“While we must respond to threats to national security, we should be careful not to create division.”
Australian Race Discrimination Commissioner Dr Tim Soutphommasane has warned of emerging threats to social cohesion and “serious concerns” about a “deterioration of community harmony”. The comments were made in his address to the National Press Club in Canberra this week.
“I hold serious concerns about a deterioration of community harmony – a deterioration that warrants close attention from government and leaders,” Commissioner Soutphommasane said.
“Anxieties about the threat of Islamist extremism have fed a rise in the harassment of Muslim and Arab Australians, many of whom feel under constant suspicion and constant pressure to demonstrate their national loyalty.

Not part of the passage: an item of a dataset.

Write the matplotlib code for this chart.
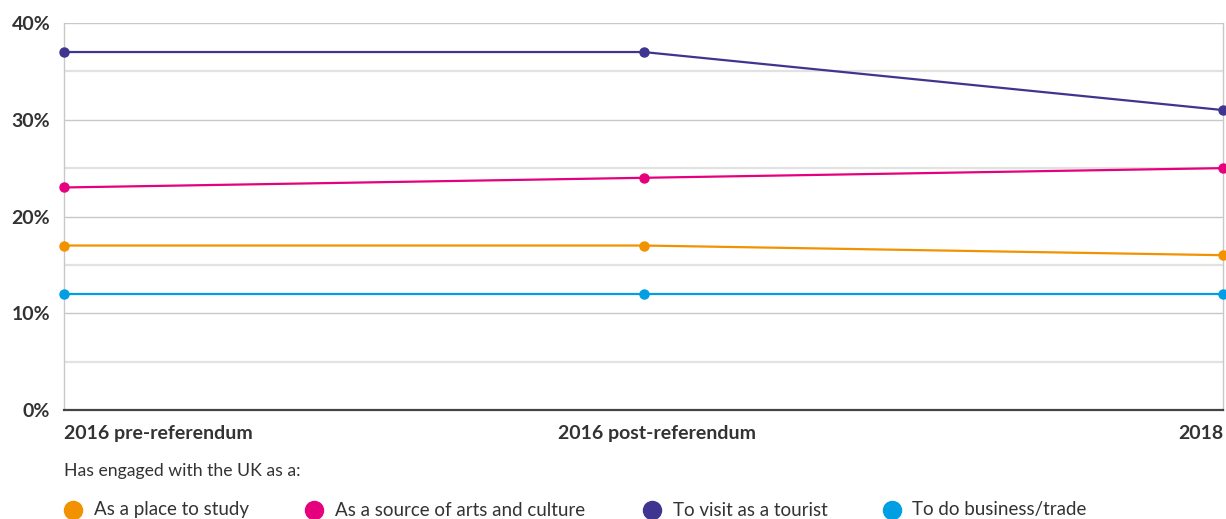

“There has been a marked increase in reports of anti-Semitism, part of the global resurgence in anti-Jewish feeling. There are signs of rising anti-Chinese sentiment, increasingly expressed in the realm of heated property markets in Sydney and Melbourne. Organised racist movements, having been in retreat, appear to be revitalised.”
Commissioner Soutphommasane also cautioned against dramatic changes to our citizenship regime without careful deliberation.
“Citizenship is the keystone of our national unity – the formal statement of our national identity,” he said.
“While we must respond to threats to national security, we should be careful not to create division. We should be careful not to make people feel that their standing as citizens is vulnerable. We should remember that civic security strengthens our national security.”
The Commissioner also announced the second phase of the National Anti-Racism Strategy and the Racism. It Stops With Me campaign following the release of an evaluation and future directions report.
“We have identified two themes that will define our work: supporting diversity and inclusion, and combating prejudice and discrimination,” Commissioner Soutphommsane said.
“In supporting diversity and inclusion, the Strategy will work closely with those in corporate Australia who are embracing cultural diversity.
“This afternoon, I welcome Westpac as a new supporter to the Racism. It Stops with Me campaign.”
Commissioner Soutphommasane also announced the involvement of Twitter and a renewed partnership with NRL.
“We will be helping the NRL to develop its policies on social inclusion and cultural diversity,” Commissioner Soutphommasane said.
“In media, we are working with Twitter to continue our work in combating prejudice online – to empower people to counter hate speech and prevent it from gaining a new digital foothold.”
The National Anti-Racism Strategy and the Racism. It Stops With Me campaign aim to promote understanding in the community about what racism is and how it can be prevented. Over the past three years, more than 360 organisations have pledged support for the campaign.
In a survey of campaign supporters, 84 per cent of respondents said the campaign had a positive impact. They reported that the campaign helped start conversations, sent clear messages, provided leadership and empowered action.
The internet has become the new battleground for extremism, with people using the platform to brazenly express racist and intolerant views, Soutphommasane argued.
The commissioner said most Australians backed multiculturalism, as shown in the public outcry over now-overturned plans to water down the Racial Discrimination Act.